# My First Grappling Tournament



## masherdong (Aug 1, 2008)

Hello everyone,

Here is a vid of me participating in my first grappling tournament.  I was the only one in the Master's(35+) No-Gi Novice(< 6 mo exp) Lightweight (145 lbs - 160 lbs) Division.  So, by default, I won that division.  Then, they said just so that I can compete against someone, they stuck me in the Master's Beginner's (6 mos - 2 yr exp) Light Heavyweight division which I believe starts at 180.  So, I went up against this guy who was about 25 lbs heavier than me and had a little over a year of experience.  It looked liked he choked me out but in actuality, he had my neck cranked, which is why I tapped.  I didnt get choked!  Look carefully, his arms were not in the right place.  Towards the end you can see how he comes down on my neck.

Oh well, I lost.  I guess it should not matter on size or strength because if my technique was better I should of still been able to beat him.  Anyways, I had fun and had a great experience despite the loss.  Enjoy clip and as always, I welcome feedback.


----------



## terryl965 (Aug 1, 2008)

Look like you did Ok for your first time out. Remember do not get struck in gaurd in the beginning.


----------



## masherdong (Aug 1, 2008)

terryl965 said:


> Remember do not get struck in gaurd in the beginning.


 
What do you mean?


----------



## Lynne (Aug 1, 2008)

I'm glad you had fun.  Are you hooked now, excited about your next tournament?


----------



## masherdong (Aug 1, 2008)

Lynne said:


> I'm glad you had fun. Are you hooked now, excited about your next tournament?


 
Yep!  Next one is in September!


----------



## Nolerama (Aug 1, 2008)

congrats on just getting out there!


----------



## theletch1 (Aug 1, 2008)

terryl965 said:


> Look like you did Ok for your first time out. Remember do not get struck in gaurd in the beginning.


He didn't, Terry.  He got mounted in the beginning.  Guard is with your legs around your opponent.  Mount is with your opponent sitting on top of you with his legs on the outside.
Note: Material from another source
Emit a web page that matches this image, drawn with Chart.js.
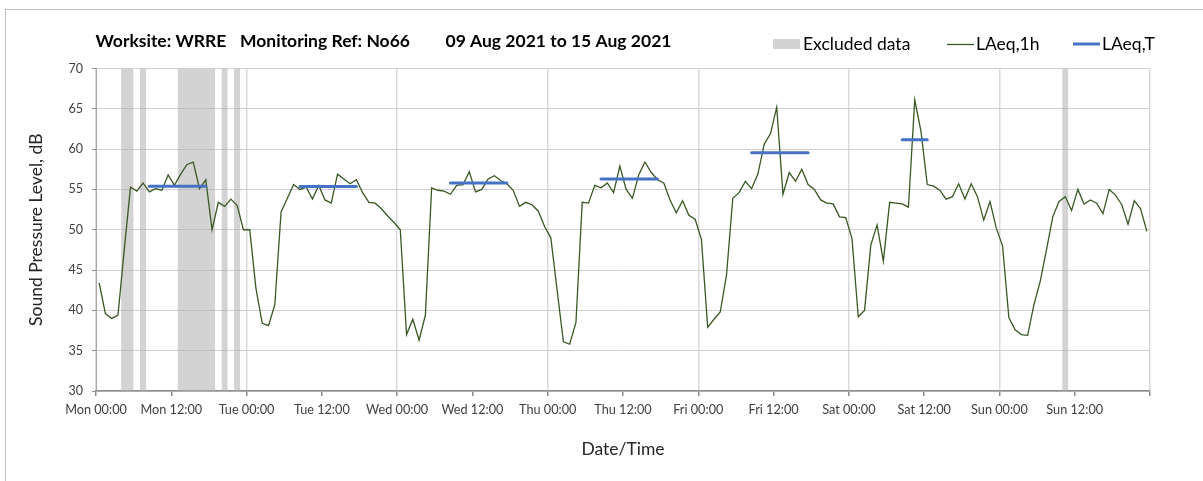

Masher, I wouldn't worry about losing the first one in the least.  The fact that you not only had the guts to hit the mat in competition (nerve wracking to say the least) but to post the video here tells me a lot of good things about you.  Keep on keeping on!  Thanks for the video.


----------



## terryl965 (Aug 1, 2008)

theletch1 said:


> He didn't, Terry. He got mounted in the beginning. Guard is with your legs around your opponent. Mount is with your opponent sitting on top of you with his legs on the outside.
> 
> Masher, I wouldn't worry about losing the first one in the least. The fact that you not only had the guts to hit the mat in competition (nerve wracking to say the least) but to post the video here tells me a lot of good things about you. Keep on keeping on! Thanks for the video.


 
You are right mounted, just goes to show you I do not know the proper terminology either. Well at anyrate you did great and glad you had fun.


----------



## bluemtn (Aug 3, 2008)

I'm glad to hear that you had fun, and it's a good experience (especially in first tournament) to get matched with someone heavier and a bit more experience. You did great, and I'm glad to hear that you had fun.  Best wishes on your next one that's coming up!


----------



## Steve (Aug 3, 2008)

masherdong said:


> Hello everyone,
> 
> Here is a vid of me participating in my first grappling tournament.  I was the only one in the Master's(35+) No-Gi Novice(< 6 mo exp) Lightweight (145 lbs - 160 lbs) Division.  So, by default, I won that division.  Then, they said just so that I can compete against someone, they stuck me in the Master's Beginner's (6 mos - 2 yr exp) Light Heavyweight division which I believe starts at 180.  So, I went up against this guy who was about 25 lbs heavier than me and had a little over a year of experience.  It looked liked he choked me out but in actuality, he had my neck cranked, which is why I tapped.  I didnt get choked!  Look carefully, his arms were not in the right place.  Towards the end you can see how he comes down on my neck.
> 
> Oh well, I lost.  I guess it should not matter on size or strength because if my technique was better I should of still been able to beat him.  Anyways, I had fun and had a great experience despite the loss.  Enjoy clip and as always, I welcome feedback.


Nice job.  Thanks for posting the video.  Getting out there is half the game.  You fought your conditioning up to the tournament, your adrenaline, and your nerves all before you even considered the match against this guy, so kudos to you!

Just to explain (I'm sure this was explained to you by your coach, but to anyone here who might be curious), cranks as submissions are often illegal in BJJ tournaments, but because your arm was in, it was legal and considered a choke, crank or not.  That, at least, is the way the CBJJ and all of the tournaments I've been around are judged.  Not taking anything away from you.  This is only meant as an explanation.  You'll learn the tools to get out of that in the future.  He didn't really have his arms locked correctly, and to lock in the choke, he would've ideally been out of your half guard.  What he did was overcome his lack of technique with his weight and strength, which is why it ended up being a crank.  

And one suggestion, if you're going to pull guard, make sure you pull guard.  Get good grips and jump guard, pulling your opponent to the ground.  You sort of laid down, which is much riskier.  I've seen guys do this successfully, but they all have a strong open guard game.

I'll look forward to seeing your footage in September.


----------



## masherdong (Aug 4, 2008)

> You are right mounted, just goes to show you I do not know the proper terminology either. Well at anyrate you did great and glad you had fun.


 
Oh, ok.  That makes sense now.  I was like, why wouldnt I want to be in guard?  Isnt that where you want to be?  Ok, it's cleared up now.


----------